Jean-Claude Pecker est né à Reims en 1923. Il est astrophysicien, professeur honoraire au Collège de France et membre de l’Académie des Sciences. Il a publié de très nombreux livres scientifiques ainsi que des ouvrages d’art et de poésie. Ce texte prend dans son œuvre un sens particulier : il a mis 50 ans avant de pouvoir l’écrire et 10 ans pour le faire.
Les huit poèmes sont un théâtre d’ombre des disparus. Pas n’importe lesquels. Nelly et Victor. Les parents de l’auteur arrêtés en 1944 le jour de son 21ème anniversaire. « Je ne me suis jamais remis de leur disparition. Ils ont été arrêtés parce qu’ils étaient juifs ». Les disparus ne cessent de le hanter. Les images de leur arrestation surgissent dans la “ moelle ” de l’auteur au nom des “ taliths ” vu sans doute par l’auteur à Auschwitz.
En un tel texte rarissime, la langue laisse sans voix. Elle devient le montage d’un épisode traumatique. L’auteur l’évoque non pour lutter contre l’oubli mais pour tenter de vivre. Et si au commencement était le Verbe, à la lumière noire de la Shoah ce verbe est resté pour Pecker de l’ordre de l’innommable.

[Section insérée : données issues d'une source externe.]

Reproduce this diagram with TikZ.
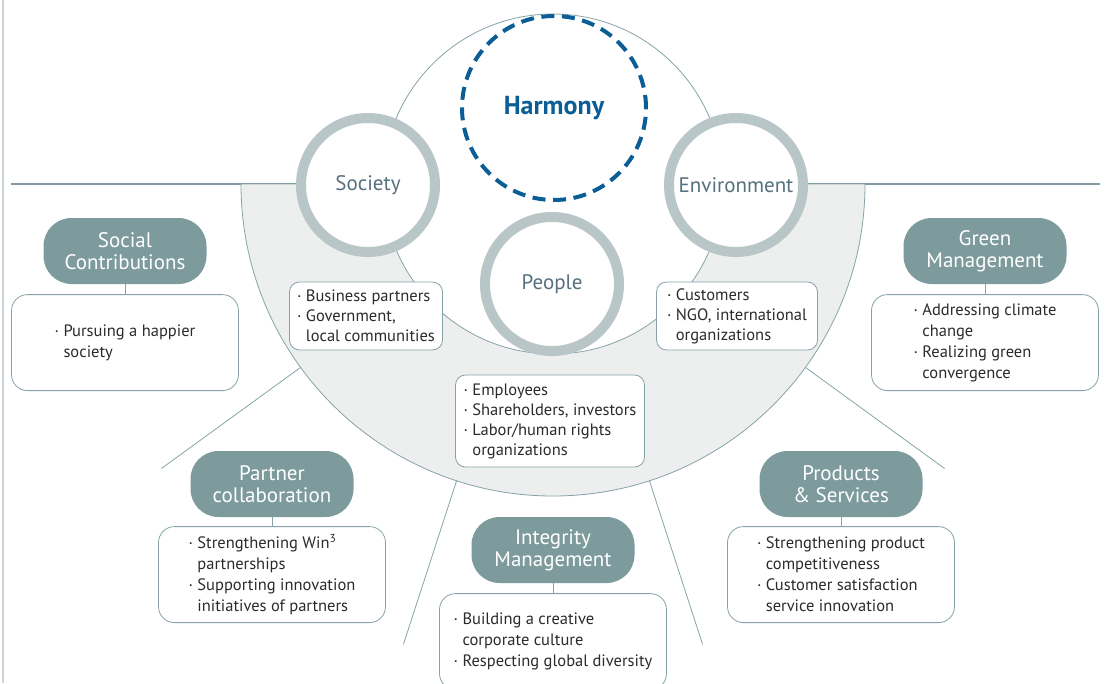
\documentclass[tikz,border=0pt]{standalone}
\usepackage{fontspec}
\setmainfont{PT Sans}
\usetikzlibrary{positioning,calc}

\definecolor{hdrgrey}{HTML}{7D9A9D}
\definecolor{ringgrey}{HTML}{B9C6C7}
\definecolor{discgrey}{HTML}{EDEFEE}
\definecolor{edge}{HTML}{86A3A8}
\definecolor{rule}{HTML}{7F9CA1}
\definecolor{harmblue}{HTML}{0B5D96}
\definecolor{labelgrey}{HTML}{55707E}
\definecolor{textdark}{HTML}{2B2B2B}
\definecolor{sidegrey}{HTML}{C9D3D8}

\newcommand{\bul}{·\ }
\newcommand{\gap}{\phantom{·\ }}

\tikzset{
  head/.style={fill=hdrgrey, rounded corners=28pt, minimum width=163pt, minimum height=66pt,
    text=white, align=center, font=\fontsize{21}{22}\selectfont},
  aimbox/.style={draw=edge, line width=0.8pt, fill=white, rounded corners=16pt,
    minimum width=227pt, minimum height=96pt, align=left, text=textdark,
    font=\fontsize{16.5}{21}\selectfont},
  holder/.style={draw=edge, line width=0.8pt, fill=white, rounded corners=10pt,
    align=left, text=textdark, font=\fontsize{16.5}{20}\selectfont},
  ring/.style={circle, draw=ringgrey, line width=10pt, fill=white, minimum size=134pt,
    text=labelgrey, font=\fontsize{21}{22}\selectfont},
  link/.style={draw=edge, line width=0.8pt},
}

\begin{document}
\begin{tikzpicture}[x=1pt, y=-1pt]
\useasboundingbox (0,0) rectangle (1106,683);

% frame lines
\draw[sidegrey, line width=2pt] (3,0) -- (3,683);
\draw[rule, line width=1.5pt] (11,184) -- (1100,184);

% half disc and the circle of stakeholders
\coordinate (c) at (553,184);
\draw[edge, fill=discgrey, line width=0.8pt] (241,184) arc[start angle=180, end angle=0, radius=312] -- cycle;
\foreach \a in {36,72,108,144}
  \draw[link] ($(c)+(\a:312)$) -- ($(c)+(\a:484)$);
\draw[edge, fill=white, line width=0.8pt] (c) circle[radius=170];

\node (harm) [circle, draw=harmblue, line width=4pt, dash pattern=on 13pt off 7.6pt,
  minimum size=184pt, text=harmblue, font=\bfseries\fontsize{26}{28}\selectfont] at (554,108) {Harmony};

\node (soc) [ring] at (368,185) {Society};
\node (env) [ring] at (736,185) {Environment};
\node (ppl) [ring] at (552,284) {People};

% stakeholder groups
\node (socin) [holder, minimum width=153pt, minimum height=68pt] at (366,316)
  {\bul Business partners\\ \bul Government,\\ \gap local communities};
\node (envin) [holder, minimum width=161pt, minimum height=68pt] at (737,316)
  {\bul Customers\\ \bul NGO, international\\ \gap organizations};
\node (pplin) [holder, minimum width=189pt, minimum height=92pt] at (550,421)
  {\bul Employees\\ \bul Shareholders, investors\\ \bul Labor/human rights\\ \gap organizations};

% management areas
\node (socialhd) [head] at (125,251) {Social\\Contributions};
\node (socialbox) [aimbox, below=10pt of socialhd] {\bul Pursuing a happier\\ \gap society};
\draw[link] (socialhd) -- (socialbox);

\node (greenhd) [head] at (985,251) {Green\\Management};
\node (greenbox) [aimbox, below=10pt of greenhd]
  {\bul Addressing climate\\ \gap change\\ \bul Realizing green\\ \gap convergence};
\draw[link] (greenhd) -- (greenbox);

\node (partnerhd) [head] at (272,484) {Partner\\collaboration};
\node (partnerbox) [aimbox, below=9pt of partnerhd]
  {\bul Strengthening Win\textsuperscript{3}\\ \gap partnerships\\ \bul Supporting innovation\\ \gap initiatives of partners};
\draw[link] (partnerhd) -- (partnerbox);

\node (integrityhd) [head] at (553,550) {Integrity\\Management};
\node (integritybox) [aimbox, below=10pt of integrityhd]
  {\bul Building a creative\\ \gap corporate culture\\ \bul Respecting global diversity};
\draw[link] (integrityhd) -- (integritybox);

\node (productshd) [head] at (841,484) {Products\\\& Services};
\node (productsbox) [aimbox, below=9pt of productshd]
  {\bul Strengthening product\\ \gap competitiveness\\ \bul Customer satisfaction\\ \gap service innovation};
\draw[link] (productshd) -- (productsbox);
\end{tikzpicture}
\end{document}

Néanmoins, le poème n’est pas un devoir de mémoire mais un cri d’amour. Il sort de l’ombre et de la nuit du temps. C’est un théâtre d’ombres. Ecrire revient à vivre et mourir. Plus question de faire de choix entre ces deux verbes. Ils nous enseignent combien l’écriture ne se saisit pour celui qui devint l’orphelin que l’alignement d’un temps devenu tombe. Ces mots portent la douleur intérieure que seule la mort pourra effacer.
jean-paul gavard-perret
Jean-Claude Pecker, Lamento 1944–1994, Z4 éditions, Les Nans, 2017, 48 p. — 8,00 €.